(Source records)

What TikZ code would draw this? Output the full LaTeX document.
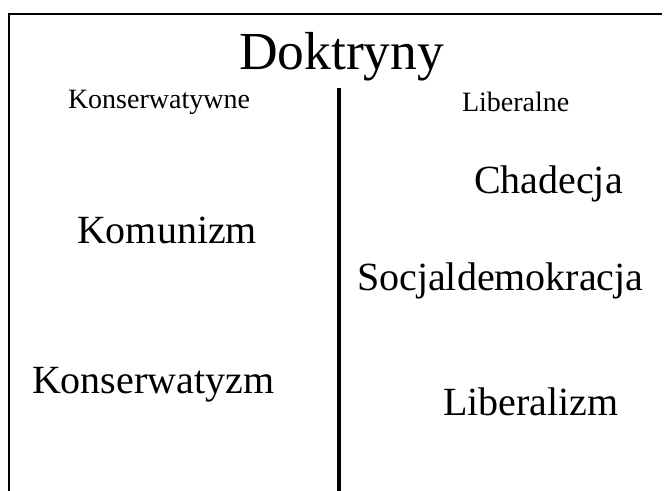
\documentclass[tikz,border=0pt]{standalone}
\usepackage{fontspec}
\setmainfont{Liberation Serif}
\begin{document}
\begin{tikzpicture}[x=1pt,y=-1pt,
  lbl/.style={anchor=base west,inner sep=0pt,outer sep=0pt},
  big/.style={lbl,font=\fontsize{40}{40}\selectfont},
  small/.style={lbl,font=\fontsize{28}{28}\selectfont},
  frame/.style={line width=2pt,black},
  divider/.style={line width=4pt,black}]
\useasboundingbox (0,0) rectangle (666,490);
\coordinate (tr) at (662,14);
\coordinate (tl) at (9,14);
\coordinate (bl) at (9,491);
\coordinate (mt) at (339,88);
\coordinate (mb) at (339,491);
\draw[frame] (tr) -- (tl) -- (bl);
\draw[divider] (mt) -- (mb);
\node[lbl,font=\fontsize{53.5}{53.5}\selectfont] (title) at (239,69) {Doktryny};
\node[small] (kons) at (68,108) {Konserwatywne};
\node[small] (lib) at (462,111) {Liberalne};
\node[big] (chad) at (474,193) {Chadecja};
\node[big] (socj) at (357,290) {Socjaldemokracja};
\node[big] (komu) at (77,243) {Komunizm};
\node[big] (konsz) at (32,393) {Konserwatyzm};
\node[big] (libz) at (443,415) {Liberalizm};
\end{tikzpicture}
\end{document}
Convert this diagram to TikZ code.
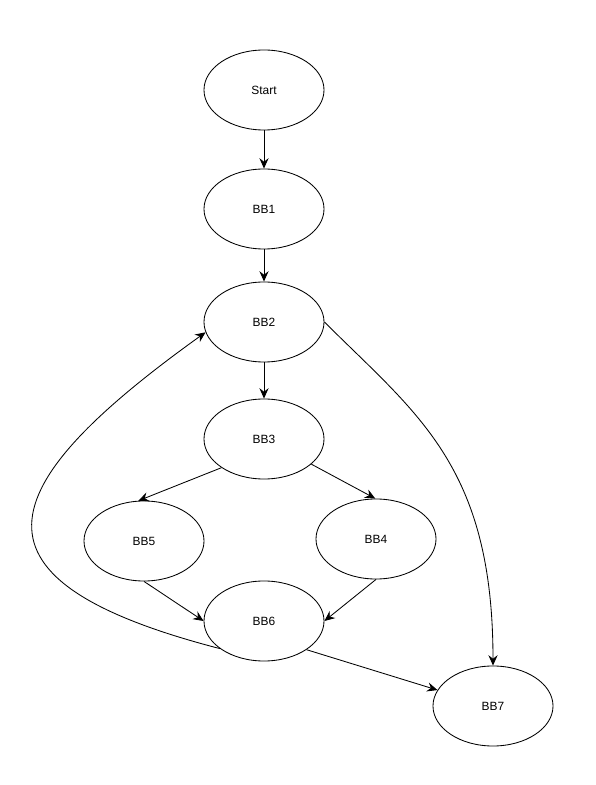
\documentclass[tikz,border=0pt]{standalone}
\usepackage{fontspec}
\setmainfont{Liberation Sans}
\usetikzlibrary{shapes.geometric,arrows.meta}

\tikzset{
  block/.style={draw,ellipse,fill=white,minimum width=3cm,minimum height=2cm,inner sep=0pt,
    line width=0.6pt,font=\fontsize{8.5}{10}\selectfont},
  flow/.style={->,line width=0.6pt}
}

\begin{document}
\begin{tikzpicture}[x={(0.025cm,0cm)}, y={(0cm,0.025cm)}, >={Stealth[length=2.6mm,width=2.3mm,inset=0.9mm]}]
  \useasboundingbox (0,0) rectangle (595,785);
  % Nodes
  \node[block] (Start) at (264,695) {Start};
  \node[block] (BB1) at (264,576) {BB1};
  \node[block] (BB2) at (264,463) {BB2};
  \node[block] (BB3) at (264,346) {BB3};
  \node[block] (BB5) at (144,244) {BB5};
  \node[block] (BB4) at (376,246) {BB4};
  \node[block] (BB6) at (264,164) {BB6};
  \node[block] (BB7) at (493,79) {BB7};

  % Edges
  \draw[flow] (Start) -- (BB1);
  \draw[flow] (BB1) -- (BB2);
  \draw[flow] (BB2) -- (BB3);
  \draw[flow] (BB3.214) -- (BB5.98);
  \draw[flow] (BB3.332) -- (BB4.91);
  \draw[flow] (BB5.south) -- (BB6.west);
  \draw[flow] (BB4.south) -- (BB6.east);
  \draw[flow] (BB6.326) -- (BB7.164);

  % Back edge and exit
  \draw[flow] (BB6.212) .. controls +(-262,68) and +(-219,-157) .. (BB2.190);
  \draw[flow] (BB2.east) .. controls +(92,-92) and +(0,200) .. (BB7.north);
\end{tikzpicture}
\end{document}
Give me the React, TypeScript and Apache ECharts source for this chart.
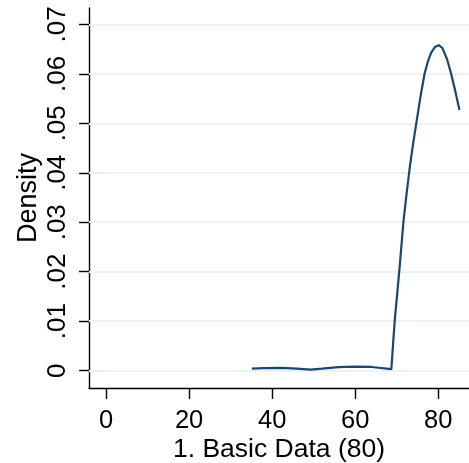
import React, { useEffect, useRef } from "react";
import * as echarts from "echarts";

const xValues = [35.1, 38, 42, 46, 49.2, 52, 56, 60, 64, 68.7, 69.5, 70.6, 71.6, 72.4, 73.2, 74.0, 74.8, 75.7, 76.7, 77.5, 78.3, 79.2, 80.1, 81.0, 82.1, 83.1, 84.1, 85.1];
const densityValues = [0.0004, 0.0005, 0.00055, 0.0004, 0.0002, 0.0004, 0.0007, 0.0008, 0.00075, 0.0003, 0.01, 0.02, 0.03, 0.036, 0.0415, 0.0462, 0.0505, 0.0553, 0.06, 0.0625, 0.0643, 0.0654, 0.0658, 0.0652, 0.063, 0.06, 0.0565, 0.0527];
const xTicks = [0, 20, 40, 60, 80];
const yTicks = [0, 0.01, 0.02, 0.03, 0.04, 0.05, 0.06, 0.07];
const yTickLabels = ["0", ".01", ".02", ".03", ".04", ".05", ".06", ".07"];
const xTitle = "1. Basic Data (80)";
const yTitle = "Density";

const FONT = "Liberation Sans, Arial, Helvetica, sans-serif";

export default function App() {
  const ref = useRef<HTMLDivElement>(null);
  useEffect(() => {
    const chart = echarts.init(ref.current!, null, { renderer: "svg" });
    chart.setOption({
      animation: false,
      grid: { left: 89, right: 0, top: 8, bottom: 75, containLabel: false, outerBoundsMode: "none" },
      xAxis: {
        type: "value",
        min: -4.1,
        max: 87.4,
        name: xTitle,
        nameLocation: "middle",
        nameGap: 46,
        nameMoveOverlap: false,
        nameTextStyle: { fontSize: 26.5, lineHeight: 27, color: "#000", fontFamily: FONT },
        axisLine: { show: true, onZero: false, lineStyle: { color: "#000", width: 1.4 } },
        axisTick: { show: true, length: 11, customValues: xTicks, lineStyle: { color: "#000", width: 1.4 } },
        axisLabel: { customValues: xTicks, fontSize: 25.5, lineHeight: 24, color: "#000", fontFamily: FONT, margin: 19 },
        splitLine: { show: false },
      },
      yAxis: {
        type: "value",
        min: -0.0035,
        max: 0.0733,
        name: yTitle,
        nameLocation: "middle",
        nameGap: 49,
        nameMoveOverlap: false,
        nameRotate: 90,
        nameTextStyle: { fontSize: 27, lineHeight: 27, color: "#000", fontFamily: FONT },
        axisLine: { show: true, onZero: false, lineStyle: { color: "#000", width: 1.4 } },
        axisTick: { show: true, length: 10, customValues: yTicks, lineStyle: { color: "#000", width: 1.4 } },
        axisLabel: {
          customValues: yTicks,
          rotate: 90,
          fontSize: 26,
          color: "#000",
          fontFamily: FONT,
          margin: 20,
          formatter: (v: number) => {
            const i = yTicks.findIndex((t) => Math.abs(t - v) < 1e-9);
            return i >= 0 ? yTickLabels[i] : "";
          },
        },
        splitLine: { show: false },
      },
      series: [
        {
          type: "line",
          data: xValues.map((x, i) => [x, densityValues[i]]),
          showSymbol: false,
          smooth: false,
          lineStyle: { color: "#1a476f", width: 2.2 },
          z: 3,
          markLine: {
            silent: true,
            symbol: "none",
            label: { show: false },
            z: 1,
            lineStyle: { color: "#eaf2f3", width: 2, type: "solid" },
            data: yTicks.map((v) => ({ yAxis: v })),
          },
        },
      ],
    });
    return () => chart.dispose();
  }, []);
  return <div ref={ref} style={{ position: "fixed", left: 0, top: 0, width: 469, height: 463 }} />;
}
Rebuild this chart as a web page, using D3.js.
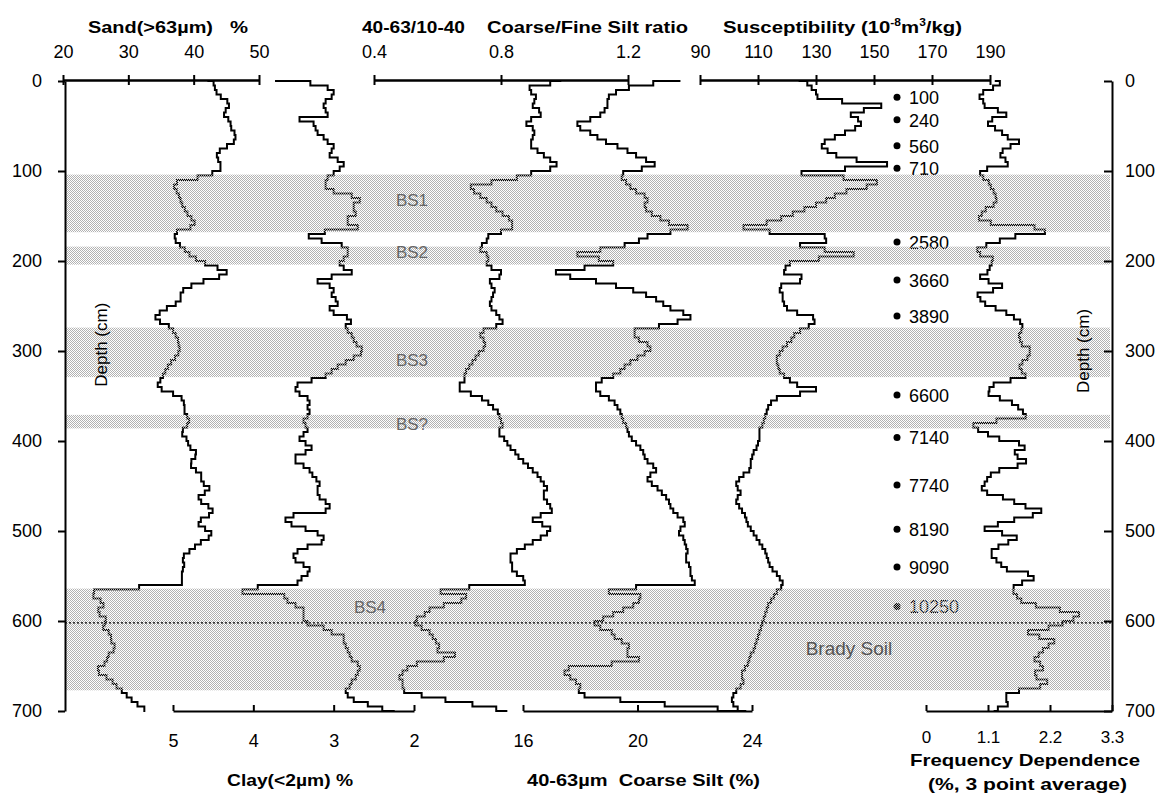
<!DOCTYPE html>
<html>
<head>
<meta charset="utf-8">
<script src="https://cdn.jsdelivr.net/npm/d3@7"></script>
<style>
  body { margin: 0; background: #fff; }
  svg text { font-family: "Liberation Sans", Arial, sans-serif; }
</style>
</head>
<body>
<div class="viz"></div>
<script>
// depth grid (cm) the profiles were read at
const depths = d3.range(0, 705, 5)

const sand = [42.1,44.0,42.5,44.5,43.8,46.5,44.3,45.5,43.8,46.8,44.5,47.0,45.5,47.3,45.0,45.2,42.8,44.3,43.2,45.0,
  43.2,42.5,38.7,36.2,37.8,37.0,38.5,37.5,39.0,38.3,39.8,39.5,40.8,38.2,36.7,37.5,37.0,38.8,38.5,40.2,
  40.5,43.0,44.3,45.8,42.0,41.0,38.3,38.5,37.5,38.5,36.0,35.8,33.8,34.5,35.2,37.2,36.5,38.0,37.2,38.2,
  37.5,37.8,36.5,36.6,35.5,35.8,34.8,35.0,34.0,36.2,37.5,38.8,38.2,39.0,38.2,39.8,38.8,39.2,37.5,39.0,
  38.8,39.5,39.5,41.2,39.3,40.0,39.2,41.5,40.8,41.5,41.6,43.2,40.2,41.3,41.0,43.5,42.3,42.4,39.8,41.7,
  41.8,43.6,41.0,41.2,39.2,39.5,37.5,39.2,37.9,38.8,37.6,38.8,37.6,25.7,23.8,25.5,26.0,26.4,24.4,26.8,
  26.3,26.5,25.8,28.2,26.5,28.3,27.5,28.0,26.0,27.5,25.2,25.5,25.5,27.8,27.4,29.0,29.0,30.5,30.5,32.3,32.6]

const clay = [3.73,2.85,3.30,2.70,3.35,2.85,3.40,2.80,3.35,3.50,3.00,3.45,2.95,3.30,2.85,3.15,2.90,3.20,2.70,3.05,
  2.80,3.20,2.95,3.25,2.95,3.05,2.50,2.85,2.65,2.85,2.60,3.05,2.60,2.80,3.42,3.20,3.10,2.70,2.95,2.70,
  3.05,2.80,2.95,2.60,3.45,2.95,3.15,2.85,3.20,2.75,3.15,2.95,3.05,2.62,2.95,2.75,2.90,2.65,2.85,2.58,
  2.72,2.60,2.90,2.80,3.10,2.95,3.25,3.30,3.60,3.35,3.50,3.15,3.45,3.20,3.40,3.25,3.50,3.20,3.45,3.30,
  3.55,3.15,3.40,3.30,3.65,3.30,3.45,3.15,3.38,3.05,3.30,3.10,3.30,3.05,3.15,2.95,3.25,3.75,3.45,3.60,
  3.10,3.30,2.95,3.35,3.30,3.60,3.40,3.55,3.20,3.40,3.25,3.55,3.35,4.54,3.73,3.50,3.65,3.30,3.45,3.30,
  3.45,3.20,3.05,3.00,2.75,3.00,2.70,2.95,2.65,2.90,2.50,2.85,2.55,2.90,2.65,2.95,2.75,2.90,2.60,2.55,2.24]

const silt_ratio = [0.99,0.92,0.86,0.93,0.89,0.92,0.88,0.96,0.89,0.90,0.86,0.94,0.87,0.93,0.86,0.93,0.90,0.97,0.94,1.01,
  0.90,0.89,0.81,0.73,0.68,0.75,0.72,0.79,0.75,0.82,0.79,0.86,0.81,0.86,0.74,0.78,0.73,0.75,0.72,0.79,
  0.73,0.78,0.76,0.84,0.75,0.78,0.76,0.80,0.75,0.79,0.74,0.80,0.77,0.82,0.79,0.78,0.71,0.76,0.73,0.77,
  0.72,0.74,0.70,0.72,0.68,0.70,0.67,0.70,0.64,0.70,0.71,0.77,0.75,0.80,0.78,0.81,0.79,0.82,0.77,0.82,
  0.80,0.84,0.82,0.87,0.84,0.90,0.87,0.93,0.90,0.95,0.92,0.97,0.90,0.97,0.92,0.99,0.93,0.92,0.88,0.98,
  0.93,0.96,0.89,0.91,0.84,0.86,0.80,0.86,0.81,0.86,0.84,0.90,0.85,0.55,0.67,0.71,0.64,0.60,0.55,0.57,
  0.50,0.56,0.54,0.61,0.56,0.63,0.58,0.62,0.69,0.55,0.52,0.49,0.49,0.47,0.51,0.47,0.52,0.58,0.67,0.75,0.82]

const coarse_silt = [21.5,19.6,19.8,18.7,19.3,18.6,19.3,18.4,19.0,17.7,18.1,17.9,18.8,18.4,19.4,19.2,20.1,19.8,20.8,20.4,
  19.9,19.1,19.8,19.4,20.1,19.8,20.7,20.0,20.5,20.1,20.9,20.7,21.5,22.0,20.3,20.4,19.7,19.4,18.0,17.8,
  19.5,18.8,17.5,16.8,18.5,18.6,19.9,19.8,20.8,20.5,21.3,21.0,22.2,21.5,21.3,20.2,19.6,20.2,19.9,20.8,
  20.1,20.4,19.6,19.9,19.2,19.6,18.7,18.8,18.3,18.8,18.6,19.4,19.0,19.6,19.2,19.7,19.3,19.9,19.4,20.0,
  19.6,20.3,19.9,20.5,20.0,20.7,20.4,20.9,20.0,20.7,20.3,21.1,20.6,21.4,20.8,21.5,21.0,21.8,21.4,21.9,
  21.1,21.8,21.4,21.9,21.5,22.0,21.4,22.0,21.6,22.1,21.6,22.2,21.8,18.1,19.9,20.3,19.8,19.9,19.1,19.2,
  18.4,18.6,18.8,19.4,19.0,19.9,19.5,19.8,19.5,20.6,17.6,17.6,17.3,18.0,17.7,18.3,17.6,18.7,20.1,21.8,23.8]

const susceptibility = [124,130,127,133,128,150,155,138,146,143,148,139,141,132,134,130,138,136,152,157,
  123,127,152,150,145,136,137,130,130,122,122,114,112,98,130,136,131,118,148,138,
  124,118,121,117,133,116,120,115,122,115,123,117,130,128,131,124,125,120,123,117,
  120,115,118,115,119,116,122,120,127,133,116,117,112,115,111,114,110,113,108,113,
  108,112,107,110,106,109,106,108,102,105,100,106,102,104,101,106,103,108,104,109,
  106,111,108,113,110,115,111,116,112,118,115,120,117,119,114,117,112,115,111,114,
  110,113,109,112,108,111,107,110,105,109,104,107,102,107,103,105,100,103,99,104,102]

const freq_dep = [1.22,1.40,0.98,1.05,0.85,1.18,0.90,1.65,1.20,1.15,1.05,1.40,1.30,1.60,1.70,1.30,1.42,1.22,1.60,1.30,
  0.87,1.05,0.98,1.25,1.05,1.35,1.12,1.38,1.02,1.10,0.88,1.00,1.30,2.55,1.67,1.50,1.12,1.02,0.80,1.12,
  1.25,1.08,1.18,1.00,0.92,1.30,1.40,0.98,0.85,1.08,1.02,1.45,1.40,1.72,1.62,1.80,1.58,1.72,1.62,1.78,
  1.90,1.78,1.82,1.60,1.72,1.68,1.85,1.15,1.25,1.00,1.22,1.40,1.65,1.62,1.82,1.72,0.78,0.90,0.95,1.25,
  1.35,1.95,1.55,1.60,1.65,1.90,1.35,1.25,1.05,1.12,0.96,1.02,1.15,1.58,1.55,1.98,2.11,1.68,1.45,1.10,
  0.98,1.72,1.50,1.42,1.15,1.18,1.15,1.35,1.32,1.55,2.07,1.75,1.66,1.45,1.65,1.58,1.80,2.10,2.65,2.78,
  2.45,2.40,1.95,1.67,2.35,2.20,2.15,2.00,2.00,1.85,2.20,1.95,1.92,2.00,2.30,1.75,1.55,1.30,1.55,1.35,1.20]

// buried soils
const bandTop = [104, 184, 274, 371, 564]
const bandBottom = [168, 204, 329, 386, 677]
const bandNames = ['BS1', 'BS2', 'BS3', 'BS?', 'BS4']
const bandLabelDepth = [132, 190, 310, 381, 584]

// OSL ages
const ageDepths = [18, 43, 72, 97, 179, 221, 261, 349, 396, 449, 498, 540, 584]
const ageLabels = ['100', '240', '560', '710', '2580', '3660', '3890', '6600', '7140', '7740', '8190', '9090', '10250']

const width = 1161
const height = 799

const svg = d3.select('.viz')
  .append('svg')
  .attr('width', width)
  .attr('height', height)

const defs = svg.append('defs')
const pat = defs.append('pattern')
  .attr('id', 'stipple')
  .attr('width', 2).attr('height', 2)
  .attr('patternUnits', 'userSpaceOnUse')
pat.append('rect').attr('x', 0).attr('y', 0).attr('width', 1).attr('height', 1).attr('fill', '#b2b2b2')
pat.append('rect').attr('x', 1).attr('y', 1).attr('width', 1).attr('height', 1).attr('fill', '#b2b2b2')

const y = d3.scaleLinear().domain([0, 700]).range([81, 711])

const sandX = d3.scaleLinear().domain([20, 50]).range([63, 259])
const clayX = d3.scaleLinear().domain([5, 2]).range([173, 414])
const ratioX = d3.scaleLinear().domain([0.4, 1.2]).range([374, 628])
const siltX = d3.scaleLinear().domain([16, 24]).range([523, 752])
const suscX = d3.scaleLinear().domain([90, 190]).range([700, 990])
const freqX = d3.scaleLinear().domain([0, 3.3]).range([926, 1112])

const series = [
  { values: sand, x: sandX },
  { values: clay, x: clayX },
  { values: silt_ratio, x: ratioX },
  { values: coarse_silt, x: siltX },
  { values: susceptibility, x: suscX },
  { values: freq_dep, x: freqX }
]

// profiles
series.forEach(s => {
  const pts = depths.map((d, i) => ({ d, v: s.values[i] })).filter(p => p.v != null)
  const line = d3.line()
    .x(p => s.x(p.v))
    .y(p => y(p.d))
    .curve(d3.curveStep)
  svg.append('path')
    .datum(pts)
    .attr('d', line)
    .attr('fill', 'none')
    .attr('stroke', '#000')
    .attr('stroke-width', 2)
})

// age dots + labels
const ages = svg.append('g')
ages.selectAll('circle')
  .data(ageDepths)
  .enter()
  .append('circle')
  .attr('cx', 897)
  .attr('cy', d => y(d))
  .attr('r', 3.5)
  .attr('fill', '#000')
ages.selectAll('text')
  .data(ageDepths)
  .enter()
  .append('text')
  .text((d, i) => ageLabels[i])
  .attr('x', 909)
  .attr('y', d => y(d))
  .attr('dy', '0.38em')
  .attr('font-size', 18)

// shaded soil bands, laid over the lines like the original
svg.selectAll('.band')
  .data(bandTop)
  .enter()
  .append('rect')
  .attr('class', 'band')
  .attr('x', 66)
  .attr('width', 1044)
  .attr('y', d => y(d))
  .attr('height', (d, i) => y(bandBottom[i]) - y(d))
  .attr('fill', 'url(#stipple)')

// 600 cm dotted line
svg.append('line')
  .attr('x1', 65).attr('x2', 1112)
  .attr('y1', y(602)).attr('y2', y(602))
  .attr('stroke', '#000')
  .attr('stroke-width', 1.2)
  .attr('stroke-dasharray', '2,2')

// band labels
svg.selectAll('.bslabel')
  .data(bandNames)
  .enter()
  .append('text')
  .attr('class', 'bslabel')
  .text(d => d)
  .attr('x', (d, i) => i === 4 ? 370 : 412)
  .attr('y', (d, i) => y(bandLabelDepth[i]))
  .attr('dy', '0.36em')
  .attr('text-anchor', 'middle')
  .attr('font-size', 17)
  .attr('fill', '#666')

svg.append('text')
  .text('Brady Soil')
  .attr('x', 849)
  .attr('y', y(630))
  .attr('dy', '0.36em')
  .attr('text-anchor', 'middle')
  .attr('font-size', 19)
  .attr('fill', '#555')

// axes
const styleAxis = (g, fs) => {
  g.select('.domain').attr('stroke-width', 2)
  g.selectAll('.tick line').attr('stroke-width', 2)
  g.selectAll('.tick text').attr('font-size', fs || 18).attr('fill', '#000')
    .attr('font-family', '"Liberation Sans", Arial, sans-serif')
}

const topAxis = (scale, vals, fmt) => {
  svg.append('g')
    .attr('transform', 'translate(0,80)')
    .call(d3.axisTop(scale).tickValues(vals).tickSizeInner(-5).tickSizeOuter(0).tickFormat(''))
    .call(styleAxis)
  svg.append('g')
    .attr('transform', 'translate(0,80)')
    .call(d3.axisTop(scale).tickValues(vals).tickSizeInner(5).tickSizeOuter(0).tickPadding(17).tickFormat(fmt))
    .call(styleAxis)
}
topAxis(sandX, [20, 30, 40, 50], d3.format('d'))
topAxis(ratioX, [0.4, 0.8, 1.2], d3.format('.1f'))
topAxis(suscX, [90, 110, 130, 150, 170, 190], d3.format('d'))

const bottomAxis = (scale, vals, fmt, pad, fs) => {
  svg.append('g')
    .attr('transform', 'translate(0,711)')
    .call(d3.axisBottom(scale).tickValues(vals).tickSizeInner(-6).tickSizeOuter(0).tickPadding(pad).tickFormat(fmt))
    .call(styleAxis, fs)
}
bottomAxis(clayX, [5, 4, 3, 2], d3.format('d'), 23)
bottomAxis(siltX, [16, 20, 24], d3.format('d'), 23)
bottomAxis(freqX, [0, 1.1, 2.2, 3.3], d => d === 0 ? '0' : d3.format('.1f')(d), 20, 17)

const depthTicks = [0, 100, 200, 300, 400, 500, 600, 700]
svg.append('g')
  .attr('transform', 'translate(65,0)')
  .call(d3.axisLeft(y).tickValues(depthTicks).tickSizeInner(7).tickSizeOuter(0).tickPadding(16))
  .call(styleAxis)
svg.append('g')
  .attr('transform', 'translate(1112,0)')
  .call(d3.axisRight(y).tickValues(depthTicks).tickSizeInner(-8).tickSizeOuter(0).tickPadding(13))
  .call(styleAxis)

// axis titles
svg.append('text').text('Depth (cm)')
  .attr('transform', `translate(107,${y(293)}) rotate(-90)`)
  .attr('text-anchor', 'middle').attr('font-size', 17)
svg.append('text').text('Depth (cm)')
  .attr('transform', `translate(1089,${y(300)}) rotate(-90)`)
  .attr('text-anchor', 'middle').attr('font-size', 17)

// the source figure's lettering is stretched sideways, so fix each title's width
const bold = (txt, x, yy, w, fs) => svg.append('text')
  .text(txt)
  .attr('x', x).attr('y', yy)
  .attr('font-size', fs || 17)
  .attr('font-weight', 'bold')
  .attr('textLength', w)
  .attr('lengthAdjust', 'spacingAndGlyphs')

bold('Sand(>63\u00b5m)', 88, 33, 125)
bold('%', 230, 33, 18)
bold('40-63/10-40', 362, 33, 103)
bold('Coarse/Fine Silt ratio', 487, 33, 201)

const sus = svg.append('text')
  .attr('x', 723).attr('y', 33)
  .attr('font-size', 17)
  .attr('font-weight', 'bold')
  .attr('textLength', 239)
  .attr('lengthAdjust', 'spacingAndGlyphs')
sus.append('tspan').text('Susceptibility (10')
sus.append('tspan').text('-8').attr('font-size', 10).attr('dy', -7)
sus.append('tspan').text('m').attr('dy', 7)
sus.append('tspan').text('3').attr('font-size', 10).attr('dy', -7)
sus.append('tspan').text('/kg)').attr('dy', 7)

bold('Clay(<2\u00b5m) %', 227, 786, 126)
bold('40-63\u00b5m  Coarse Silt (%)', 527, 786, 233).attr('xml:space', 'preserve')
bold('Frequency Dependence', 910, 766, 230, 16.5)
bold('(%, 3 point average)', 928, 790, 199, 16.5)
</script>
</body>
</html>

→ **PROBLEM STATEMENT**
Identify all lines in the records above with the word "code".

→ **SOLUTION BELOW**
What TikZ code would draw this? Output the full LaTeX document.
Convert this diagram to TikZ code.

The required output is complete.